Currently reading what is considered a great literary book of the 20th Century and classic of fantasy fiction in Mark Helprin's Winter's Tale written circa 1980. The prose is at times sublime and the story itself and its characters beautifully drawn and is described as Magic Realism, which is one of my favourite movements/classifications right now. I had never heard of this author until a few weeks ago but I'm already eying off a collection of his short stories Borders also has on offer. This book is generally considered to be his masterpiece and placed alongside such modern SFF classics as John Crowley's Little Big. Only a couple hundred pages in but already shaping up as one of the books of 2009 for me. It's the kind of book that is difficult to put down.
Blurb:
New York City is subsumed in arctic winds, dark nights, and white lights, its life unfolds, for it is an extraordinary hive of the imagination, the greatest house ever built, and nothing exists that can check its vitality.

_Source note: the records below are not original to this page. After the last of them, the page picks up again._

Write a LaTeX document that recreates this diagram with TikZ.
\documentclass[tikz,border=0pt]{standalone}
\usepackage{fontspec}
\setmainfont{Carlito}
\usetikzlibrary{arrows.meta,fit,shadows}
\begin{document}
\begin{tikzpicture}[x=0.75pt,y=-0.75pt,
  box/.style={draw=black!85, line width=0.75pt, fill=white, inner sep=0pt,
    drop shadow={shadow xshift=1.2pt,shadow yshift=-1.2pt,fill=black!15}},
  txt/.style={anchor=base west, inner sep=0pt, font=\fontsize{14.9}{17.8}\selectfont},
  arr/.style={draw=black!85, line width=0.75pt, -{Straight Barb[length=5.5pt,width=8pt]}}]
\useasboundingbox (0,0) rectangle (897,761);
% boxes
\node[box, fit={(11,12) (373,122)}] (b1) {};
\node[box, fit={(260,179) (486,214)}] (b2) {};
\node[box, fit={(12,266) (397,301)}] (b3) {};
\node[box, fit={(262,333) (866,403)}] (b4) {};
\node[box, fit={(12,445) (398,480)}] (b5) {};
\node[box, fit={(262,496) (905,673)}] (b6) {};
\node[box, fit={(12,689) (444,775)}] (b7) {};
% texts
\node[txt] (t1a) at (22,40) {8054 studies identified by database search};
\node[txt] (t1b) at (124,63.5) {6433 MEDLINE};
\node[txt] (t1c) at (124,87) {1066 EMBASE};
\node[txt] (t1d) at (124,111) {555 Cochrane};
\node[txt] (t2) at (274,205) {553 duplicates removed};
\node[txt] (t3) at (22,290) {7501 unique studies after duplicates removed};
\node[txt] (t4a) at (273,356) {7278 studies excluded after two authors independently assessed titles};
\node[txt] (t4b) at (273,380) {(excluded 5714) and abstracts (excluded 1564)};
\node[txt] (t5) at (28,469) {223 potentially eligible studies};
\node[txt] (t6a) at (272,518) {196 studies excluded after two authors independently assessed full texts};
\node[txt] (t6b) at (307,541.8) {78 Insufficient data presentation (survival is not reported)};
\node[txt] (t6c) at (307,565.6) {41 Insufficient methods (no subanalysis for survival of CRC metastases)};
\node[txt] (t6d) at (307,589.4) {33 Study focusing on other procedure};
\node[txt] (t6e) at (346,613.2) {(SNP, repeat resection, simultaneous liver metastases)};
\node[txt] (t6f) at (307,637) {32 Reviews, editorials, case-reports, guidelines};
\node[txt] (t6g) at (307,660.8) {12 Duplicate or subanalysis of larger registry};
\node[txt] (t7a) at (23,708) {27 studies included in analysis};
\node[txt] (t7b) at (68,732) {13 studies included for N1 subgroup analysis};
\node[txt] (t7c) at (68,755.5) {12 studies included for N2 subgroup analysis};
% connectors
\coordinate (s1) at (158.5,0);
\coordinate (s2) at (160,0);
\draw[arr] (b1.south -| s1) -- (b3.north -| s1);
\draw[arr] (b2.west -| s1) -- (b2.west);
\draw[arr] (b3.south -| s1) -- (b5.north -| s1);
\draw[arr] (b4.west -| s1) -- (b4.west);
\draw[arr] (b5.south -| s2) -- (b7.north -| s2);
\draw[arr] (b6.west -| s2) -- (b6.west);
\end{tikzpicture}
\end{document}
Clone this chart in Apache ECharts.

One night in winter, Peter Lake--orphan and master-mechanic, attempts to rob a fortress-like mansion on the Upper West Side.
Though he thinks hte house is empty, the daughter of the house is home. Thus begins the love between Peter Lake, a middle-aged Irish burglar, and Beverly Penn, a young girl, who is dying.
Peter Lake, a simple, uneducated man, because of a love that, at first he does not fully understand, is driven to stop time and bring back the dead. His great struggle, in a city ever alight with its own energy and beseiged by unprecedented winters, is one of the most beautiful and extraordinary stories of American literature.